◆ Aim of the exercise
Output the full listing below exactly, without the pictures.

◆ Data entries
▶
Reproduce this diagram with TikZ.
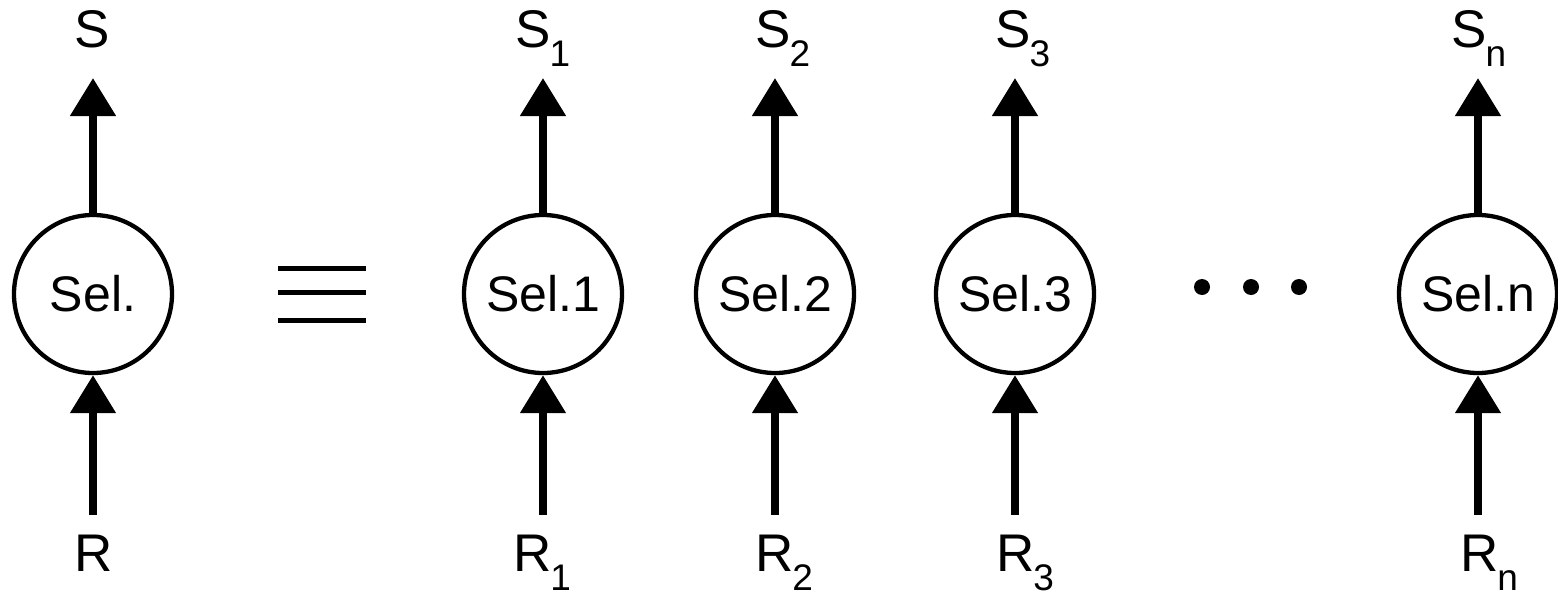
\documentclass[tikz,border=0pt]{standalone}
\usepackage{fontspec}
\setmainfont{Liberation Sans}
\usetikzlibrary{arrows.meta}
% label with a lowered index, e.g. S with index 1
\newcommand\sublab[2]{#1\kern-1pt\raisebox{-19pt}{\fontsize{37}{37}\selectfont #2}}
\begin{document}
\begin{tikzpicture}[x=1pt,y=-1pt,
  sel/.style={circle,draw,line width=4.3pt,minimum size=158pt,inner sep=0pt,
              font=\fontsize{50}{50}\selectfont},
  flow/.style={line width=8pt,-{Triangle[length=38pt,width=44pt]}},
  lab/.style={anchor=base west,inner sep=0pt,font=\fontsize{53}{53}\selectfont},
  eqbar/.style={line width=5pt},
  dotmark/.style={circle,fill,inner sep=0pt,minimum size=16pt}]
\useasboundingbox (0,0) rectangle (1558,594);

% selector circles
\node[sel] (s0) at (93,294)   {Sel.};
\node[sel] (s1) at (543,294)  {Sel.1};
\node[sel] (s2) at (775,294)  {Sel.2};
\node[sel] (s3) at (1015,294) {Sel.3};
\node[sel] (sn) at (1478,294) {Sel.n};

% output labels
\node[lab] (o0) at (74,48)   {S};
\node[lab] (o1) at (515,48)  {\sublab{S}{1}};
\node[lab] (o2) at (755,48)  {\sublab{S}{2}};
\node[lab] (o3) at (995,48)  {\sublab{S}{3}};
\node[lab] (on) at (1451,48) {\sublab{S}{n}};

% input labels
\node[lab] (i0) at (74,571)   {R};
\node[lab] (i1) at (513,571)  {\sublab{R}{1}};
\node[lab] (i2) at (755,571)  {\sublab{R}{2}};
\node[lab] (i3) at (996,571)  {\sublab{R}{3}};
\node[lab] (in) at (1460,571) {\sublab{R}{n}};

% arrow ends
\foreach \n/\x in {0/93,1/543,2/775,3/1015,n/1478}{
  \coordinate (t\n) at (\x,78);
  \coordinate (b\n) at (\x,515);
}
\foreach \n in {0,1,2,3,n}{
  \draw[flow] (s\n.north) -- (t\n);
  \draw[flow] (b\n) -- (s\n.south);
}

% equivalence sign
\coordinate (e1a) at (278,268); \coordinate (e1b) at (366,268);
\coordinate (e2a) at (278,292); \coordinate (e2b) at (366,292);
\coordinate (e3a) at (278,320); \coordinate (e3b) at (366,320);
\draw[eqbar] (e1a) -- (e1b);
\draw[eqbar] (e2a) -- (e2b);
\draw[eqbar] (e3a) -- (e3b);

% ellipsis dots
\node[dotmark] (d1) at (1202,287) {};
\node[dotmark] (d2) at (1251,287) {};
\node[dotmark] (d3) at (1299,287) {};
\end{tikzpicture}
\end{document}
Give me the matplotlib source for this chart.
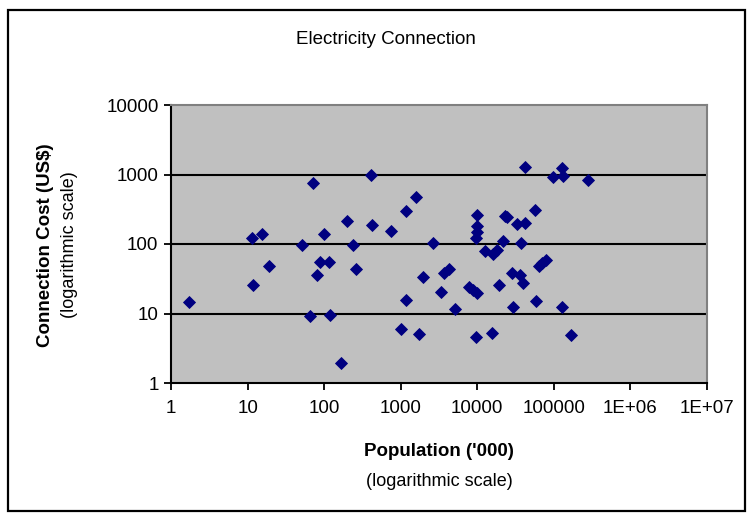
from matplotlib import pyplot as plt
from matplotlib.patches import Rectangle

# Population ('000) and connection cost (US$)
population = [1.7, 11.5, 15.5, 11.7, 19, 51, 72, 81, 66, 89,
              101, 114, 118, 165, 196, 237, 261, 406, 427, 756,
              1000, 1186, 1186, 1570, 1734, 1955, 2610, 3320, 3660, 4300,
              5060, 7900, 8800, 9800, 9600, 10000, 10000, 10000, 9700, 12600,
              16100, 17900, 15800, 19100, 21800, 23000, 24500, 28000, 36000, 39800,
              28900, 32600, 41800, 36700, 41800, 56500, 57700, 64000, 70000, 78000,
              96200, 126000, 132000, 126000, 165000, 280000]
cost = [14.5, 122, 139, 26, 48, 98, 750, 36, 9.2, 56,
        139, 55, 9.6, 1.95, 215, 98, 43, 990, 190, 154,
        5.9, 296, 15.9, 482, 5.1, 34, 102, 20.6, 38.7, 43.3,
        11.7, 24, 22, 19.5, 4.6, 261, 181, 150, 122, 80,
        72, 82, 5.3, 25.7, 112, 250, 245, 38.7, 35.8, 27.2,
        12.5, 194, 203, 105, 1295, 308, 15.3, 49, 54, 59,
        930, 1228, 951, 12.5, 4.9, 833]

x_ticks = [1, 10, 100, 1000, 10000, 100000, 1e6, 1e7]
x_labels = ['1', '10', '100', '1000', '10000', '100000', '1E+06', '1E+07']
y_ticks = [1, 10, 100, 1000, 10000]
y_labels = ['1', '10', '100', '1000', '10000']

plt.rcParams['font.family'] = ['Liberation Sans', 'DejaVu Sans']

fig = plt.figure(figsize=(7.53, 5.19), dpi=100)

# outer frame round the chart
fig.patches.append(Rectangle((8 / 753, 1 - 511 / 519), 737 / 753, 501 / 519,
                             transform=fig.transFigure, fill=False,
                             edgecolor='black', linewidth=1.6))

ax = fig.add_axes([171 / 753, 1 - 383 / 519, 536 / 753, 278 / 519])
ax.set_facecolor('#C0C0C0')
ax.set_xscale('log')
ax.set_yscale('log')
ax.set_xlim(1, 1e7)
ax.set_ylim(1, 10000)

for v in y_ticks[1:-1]:
    ax.axhline(v, color='black', linewidth=1.5, zorder=1)

ax.plot(population, cost, linestyle='none', marker='D', markersize=6.3,
        color='#000080', markeredgecolor='#000080', markeredgewidth=0.6,
        zorder=3)

ax.set_xticks(x_ticks)
ax.set_xticklabels(x_labels)
ax.set_yticks(y_ticks)
ax.set_yticklabels(y_labels)
ax.minorticks_off()
ax.tick_params(direction='out', length=5, width=1.3, labelsize=13.5,
               pad=7, colors='black')
ax.tick_params(axis='y', pad=4)

for side in ['left', 'bottom']:
    ax.spines[side].set_color('black')
    ax.spines[side].set_linewidth(1.5)
for side in ['top', 'right']:
    ax.spines[side].set_color('#808080')
    ax.spines[side].set_linewidth(1.5)

fig.text(386 / 753, 1 - 40 / 519, 'Electricity Connection', ha='center',
         va='center', fontsize=13.5)

fig.text(439 / 753, 1 - 452 / 519, "Population ('000)", ha='center',
         va='center', fontsize=13.5, fontweight='bold')
fig.text(439 / 753, 1 - 481 / 519, '(logarithmic scale)', ha='center',
         va='center', fontsize=13)

fig.text(46 / 753, 1 - 245 / 519, 'Connection Cost (US$)', ha='center',
         va='center', rotation=90, fontsize=13.5, fontweight='bold')
fig.text(70 / 753, 1 - 245 / 519, '(logarithmic scale)', ha='center',
         va='center', rotation=90, fontsize=13)

plt.savefig('out.png', dpi=100)
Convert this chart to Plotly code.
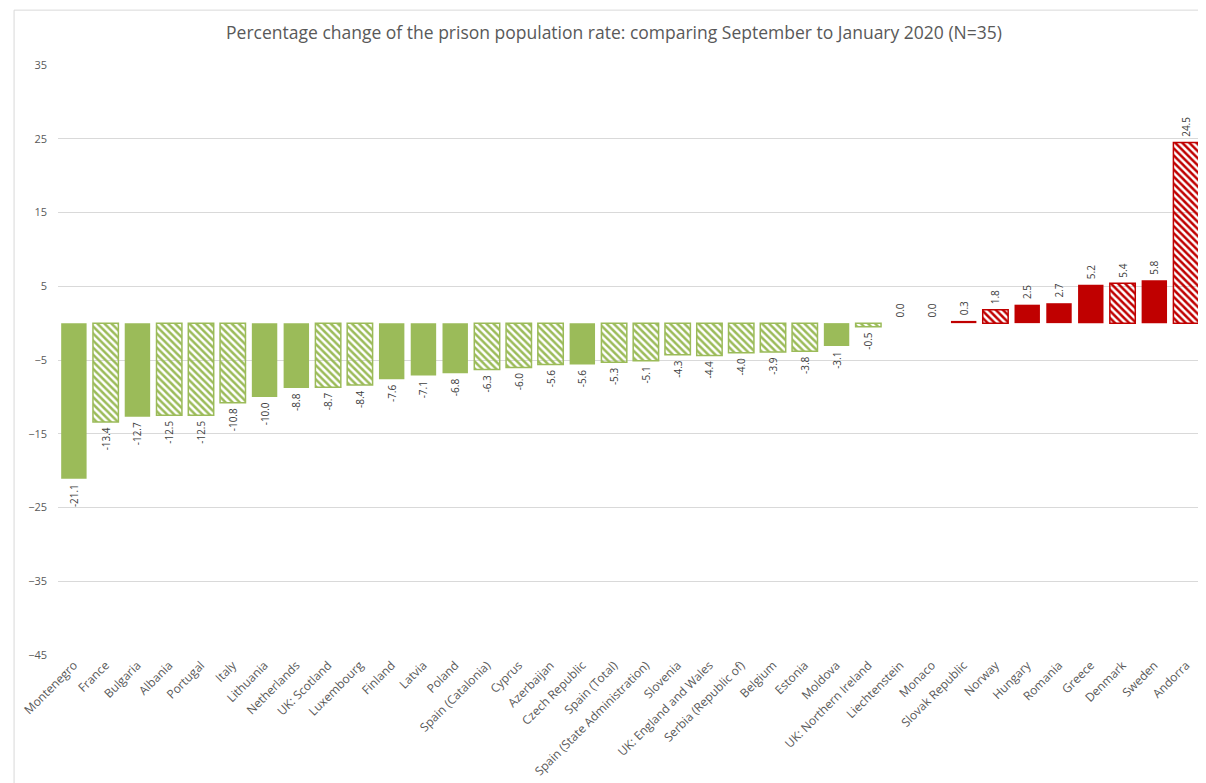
◀
◆ Response to the task
Reproduce this diagram with TikZ.
\documentclass[tikz,border=0pt]{standalone}
\usepackage{fontspec}
\setmainfont{Liberation Sans}
\usetikzlibrary{arrows.meta}
% label with a lowered index, e.g. S with index 1
\newcommand\sublab[2]{#1\kern-1pt\raisebox{-19pt}{\fontsize{37}{37}\selectfont #2}}
\begin{document}
\begin{tikzpicture}[x=1pt,y=-1pt,
  sel/.style={circle,draw,line width=4.3pt,minimum size=158pt,inner sep=0pt,
              font=\fontsize{50}{50}\selectfont},
  flow/.style={line width=8pt,-{Triangle[length=38pt,width=44pt]}},
  lab/.style={anchor=base west,inner sep=0pt,font=\fontsize{53}{53}\selectfont},
  eqbar/.style={line width=5pt},
  dotmark/.style={circle,fill,inner sep=0pt,minimum size=16pt}]
\useasboundingbox (0,0) rectangle (1558,594);

% selector circles
\node[sel] (s0) at (93,294)   {Sel.};
\node[sel] (s1) at (543,294)  {Sel.1};
\node[sel] (s2) at (775,294)  {Sel.2};
\node[sel] (s3) at (1015,294) {Sel.3};
\node[sel] (sn) at (1478,294) {Sel.n};

% output labels
\node[lab] (o0) at (74,48)   {S};
\node[lab] (o1) at (515,48)  {\sublab{S}{1}};
\node[lab] (o2) at (755,48)  {\sublab{S}{2}};
\node[lab] (o3) at (995,48)  {\sublab{S}{3}};
\node[lab] (on) at (1451,48) {\sublab{S}{n}};

% input labels
\node[lab] (i0) at (74,571)   {R};
\node[lab] (i1) at (513,571)  {\sublab{R}{1}};
\node[lab] (i2) at (755,571)  {\sublab{R}{2}};
\node[lab] (i3) at (996,571)  {\sublab{R}{3}};
\node[lab] (in) at (1460,571) {\sublab{R}{n}};

% arrow ends
\foreach \n/\x in {0/93,1/543,2/775,3/1015,n/1478}{
  \coordinate (t\n) at (\x,78);
  \coordinate (b\n) at (\x,515);
}
\foreach \n in {0,1,2,3,n}{
  \draw[flow] (s\n.north) -- (t\n);
  \draw[flow] (b\n) -- (s\n.south);
}

% equivalence sign
\coordinate (e1a) at (278,268); \coordinate (e1b) at (366,268);
\coordinate (e2a) at (278,292); \coordinate (e2b) at (366,292);
\coordinate (e3a) at (278,320); \coordinate (e3b) at (366,320);
\draw[eqbar] (e1a) -- (e1b);
\draw[eqbar] (e2a) -- (e2b);
\draw[eqbar] (e3a) -- (e3b);

% ellipsis dots
\node[dotmark] (d1) at (1202,287) {};
\node[dotmark] (d2) at (1251,287) {};
\node[dotmark] (d3) at (1299,287) {};
\end{tikzpicture}
\end{document}
Give me the matplotlib source for this chart.
from matplotlib import pyplot as plt
from matplotlib.patches import Rectangle

# Population ('000) and connection cost (US$)
population = [1.7, 11.5, 15.5, 11.7, 19, 51, 72, 81, 66, 89,
              101, 114, 118, 165, 196, 237, 261, 406, 427, 756,
              1000, 1186, 1186, 1570, 1734, 1955, 2610, 3320, 3660, 4300,
              5060, 7900, 8800, 9800, 9600, 10000, 10000, 10000, 9700, 12600,
              16100, 17900, 15800, 19100, 21800, 23000, 24500, 28000, 36000, 39800,
              28900, 32600, 41800, 36700, 41800, 56500, 57700, 64000, 70000, 78000,
              96200, 126000, 132000, 126000, 165000, 280000]
cost = [14.5, 122, 139, 26, 48, 98, 750, 36, 9.2, 56,
        139, 55, 9.6, 1.95, 215, 98, 43, 990, 190, 154,
        5.9, 296, 15.9, 482, 5.1, 34, 102, 20.6, 38.7, 43.3,
        11.7, 24, 22, 19.5, 4.6, 261, 181, 150, 122, 80,
        72, 82, 5.3, 25.7, 112, 250, 245, 38.7, 35.8, 27.2,
        12.5, 194, 203, 105, 1295, 308, 15.3, 49, 54, 59,
        930, 1228, 951, 12.5, 4.9, 833]

x_ticks = [1, 10, 100, 1000, 10000, 100000, 1e6, 1e7]
x_labels = ['1', '10', '100', '1000', '10000', '100000', '1E+06', '1E+07']
y_ticks = [1, 10, 100, 1000, 10000]
y_labels = ['1', '10', '100', '1000', '10000']

plt.rcParams['font.family'] = ['Liberation Sans', 'DejaVu Sans']

fig = plt.figure(figsize=(7.53, 5.19), dpi=100)

# outer frame round the chart
fig.patches.append(Rectangle((8 / 753, 1 - 511 / 519), 737 / 753, 501 / 519,
                             transform=fig.transFigure, fill=False,
                             edgecolor='black', linewidth=1.6))

ax = fig.add_axes([171 / 753, 1 - 383 / 519, 536 / 753, 278 / 519])
ax.set_facecolor('#C0C0C0')
ax.set_xscale('log')
ax.set_yscale('log')
ax.set_xlim(1, 1e7)
ax.set_ylim(1, 10000)

for v in y_ticks[1:-1]:
    ax.axhline(v, color='black', linewidth=1.5, zorder=1)

ax.plot(population, cost, linestyle='none', marker='D', markersize=6.3,
        color='#000080', markeredgecolor='#000080', markeredgewidth=0.6,
        zorder=3)

ax.set_xticks(x_ticks)
ax.set_xticklabels(x_labels)
ax.set_yticks(y_ticks)
ax.set_yticklabels(y_labels)
ax.minorticks_off()
ax.tick_params(direction='out', length=5, width=1.3, labelsize=13.5,
               pad=7, colors='black')
ax.tick_params(axis='y', pad=4)

for side in ['left', 'bottom']:
    ax.spines[side].set_color('black')
    ax.spines[side].set_linewidth(1.5)
for side in ['top', 'right']:
    ax.spines[side].set_color('#808080')
    ax.spines[side].set_linewidth(1.5)

fig.text(386 / 753, 1 - 40 / 519, 'Electricity Connection', ha='center',
         va='center', fontsize=13.5)

fig.text(439 / 753, 1 - 452 / 519, "Population ('000)", ha='center',
         va='center', fontsize=13.5, fontweight='bold')
fig.text(439 / 753, 1 - 481 / 519, '(logarithmic scale)', ha='center',
         va='center', fontsize=13)

fig.text(46 / 753, 1 - 245 / 519, 'Connection Cost (US$)', ha='center',
         va='center', rotation=90, fontsize=13.5, fontweight='bold')
fig.text(70 / 753, 1 - 245 / 519, '(logarithmic scale)', ha='center',
         va='center', rotation=90, fontsize=13)

plt.savefig('out.png', dpi=100)
Convert this chart to Plotly code.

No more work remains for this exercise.